We also liked that it is not locked to one assistant. Working across Claude, Cursor, n8n and Gemini CLI through a single standard means you are not betting on one vendor, and you can move your setup if a better model shows up. That flexibility is a genuine strength.

 

Pros and cons

 

What we liked

 

No extra cost on top of an existing Databox plan.

Very fast setup for current Databox users, often under a minute.

Answers are calculated by a real query engine, not guessed by the AI.

Works across many AI clients through one open standard, so no lock in.

Clear, developer friendly README and a sensible three layer design.

Strong security model with OAuth, scoped permissions and audit trails.

 

What gave us pause

 

Only makes sense if you are already paying for Databox, which is not cheap.

Per data source fees can quietly inflate the real monthly cost.

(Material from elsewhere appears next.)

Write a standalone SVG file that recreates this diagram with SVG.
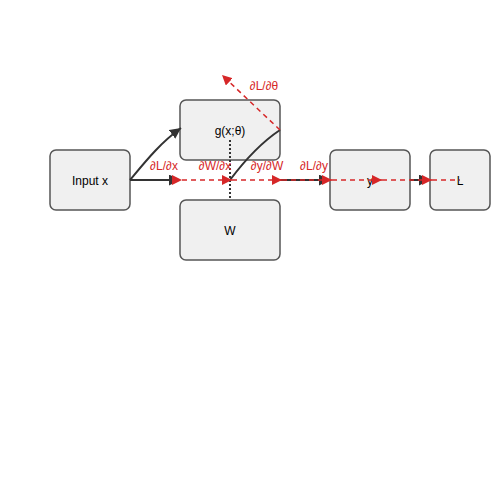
<svg xmlns="http://www.w3.org/2000/svg" width="500" height="500" viewBox="0 0 500 500">
<style>
.node rect{fill:#f0f0f0;stroke:#555;stroke-width:1.5}
.node text{font-family:"Liberation Sans",Arial,sans-serif;font-size:12px;fill:#000;text-anchor:middle}
.fw{fill:none;stroke:#333;stroke-width:2}
.dot{fill:none;stroke:#333;stroke-width:2;stroke-dasharray:2,2}
.bw{fill:none;stroke:#d62728;stroke-width:1.5;stroke-dasharray:5,4}
.lbl{font-family:"Liberation Sans",Arial,sans-serif;font-size:12px;fill:#d62728;text-anchor:middle}
</style>
<defs>
<marker id="ab" viewBox="0 0 10 10" refX="10" refY="5" markerWidth="11" markerHeight="11" markerUnits="userSpaceOnUse" orient="auto"><path d="M0,0L10,5L0,10z" fill="#333"/></marker>
<marker id="ar" viewBox="0 0 10 10" refX="10" refY="5" markerWidth="10" markerHeight="10" markerUnits="userSpaceOnUse" orient="auto"><path d="M0,0L10,5L0,10z" fill="#d62728"/></marker>
</defs>
<rect width="500" height="500" fill="#fff"/>
<g id="node-input" class="node"><rect x="50" y="150" width="80" height="60" rx="6"/><text x="90" y="185">Input x</text></g>
<g id="node-g" class="node"><rect x="180" y="100" width="100" height="60" rx="6"/><text x="230" y="135">g(x;θ)</text></g>
<g id="node-W" class="node"><rect x="180" y="200" width="100" height="60" rx="6"/><text x="230" y="235">W</text></g>
<g id="node-y" class="node"><rect x="330" y="150" width="80" height="60" rx="6"/><text x="370" y="185">y</text></g>
<g id="node-L" class="node"><rect x="430" y="150" width="60" height="60" rx="6"/><text x="460" y="185">L</text></g>
<g id="connectors">
<path class="fw" d="M130,180 C145,162 160,143 181,128" marker-end="url(#ab)"/>
<path class="fw" d="M130,180 L180,180" marker-end="url(#ab)"/>
<path class="fw" d="M230,180 C248,156 262,142 280,130"/>
<path class="dot" d="M230,140 L230,198"/>
<path class="fw" d="M280,180 L330,180" marker-end="url(#ab)"/>
<path class="fw" d="M410,180 L430,180" marker-end="url(#ab)"/>
<path class="bw" d="M174,180 L182,180" marker-end="url(#ar)"/>
<path class="bw" d="M182,180 L232,180" marker-end="url(#ar)"/>
<path class="bw" d="M232,180 L282,180" marker-end="url(#ar)"/>
<path class="bw" d="M282,180 L332,180" marker-end="url(#ar)"/>
<path class="bw" d="M332,180 L382,180" marker-end="url(#ar)"/>
<path class="bw" d="M382,180 L432,180" marker-end="url(#ar)"/>
<path class="bw" d="M432,180 L460,180"/>
<path class="bw" d="M280,130 L222,75" marker-end="url(#ar)"/>
<text class="lbl" x="264" y="90">∂L/∂θ</text>
<text class="lbl" x="164" y="170">∂L/∂x</text>
<text class="lbl" x="215" y="170">∂W/∂x</text>
<text class="lbl" x="267" y="170">∂y/∂W</text>
<text class="lbl" x="314" y="170">∂L/∂y</text>
</g>
</svg>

Documentation outside GitHub is still light, and the repo is young.

Dataset schema rules have a learning curve and punish messy data.

Not a fit for anyone who just wants a low cost data connector without dashboards.


Frequently asked questions about Databox MCP in 2026

 

1. Is Databox MCP free to use?

 

The MCP server itself does not cost anything extra. It is included for existing Databox users. What you pay for is the Databox subscription underneath it, which ranges from a limited free tier to paid plans that start around 159 dollars per month and climb from there.

 

2. How do I log in to Databox MCP?

 

There is no separate MCP account. You connect using your existing Databox login through the authorization flow inside your AI client. In Claude, for example, you go to Settings, then Connectors, add a custom connector with the URL https://mcp.databox.com/mcp, and complete the sign in.

 

3. Which AI tools work with Databox MCP?

 

It supports Claude on web and desktop, Cursor, n8n, Gemini CLI, and in principle any tool that speaks the Model Context Protocol. The same server URL works across all of them, and the company says it keeps adding new integrations.

 

4. Where can I find Databox MCP on GitHub?

 

The public repository is at github.com/databox/databox-mcp. It is a Python project with a detailed README covering setup for each client, the full list of 15 tools, and an explanation of how the system keeps answers accurate. The repo is fairly new, so it reads more like official documentation than a busy community project right now.

 

5. Is my data safe with Databox MCP?

 

Databox uses OAuth 2.0, JWT token validation and API keys, with encrypted HTTPS connections and scope based access. Your data stays inside your Databox account under the governance you already have, and the AI can only reach data you explicitly grant. There are also audit trails and per account data isolation.

 

6. Can I push my own data into Databox through the MCP?

 

Yes. You can create a dataset with a defined schema and primary keys, then use the ingest tool to push records straight from your AI tool. You can also check ingestion history and inspect individual ingestion events to confirm record counts.

 

7. What is the difference between Genie and Databox MCP?

 

Genie is the AI assistant that lives inside Databox for answering questions without leaving the platform. The MCP is the connection that takes your data out to other AI tools like Claude or Cursor. They overlap, because the MCP can call Genie through the ask Genie tool, but the simplest way to think about it is Genie for inside the product and MCP for the wider AI ecosystem.

 

8. Do I need to know SQL or coding to use Databox MCP?

 

No. The whole point is that you ask questions in plain language and the engine handles the queries. Some understanding of how your datasets are structured helps, and developers can go deeper with the API, but everyday use does not require writing any SQL.

 

9. How long does Databox MCP take to set up?

 

For an existing Databox user, the basic connection is usually under a minute. The only thing that slows people down is sorting out permissions or understanding how data sources are counted, especially for first timers who are new to the platform.

 

10. Is Databox MCP worth it in 2026?

 

For teams already on Databox, yes, since it adds clear value at no extra cost. For everyone else, the question is really whether Databox the platform is worth it for your needs, because the MCP only matters once you are inside that ecosystem.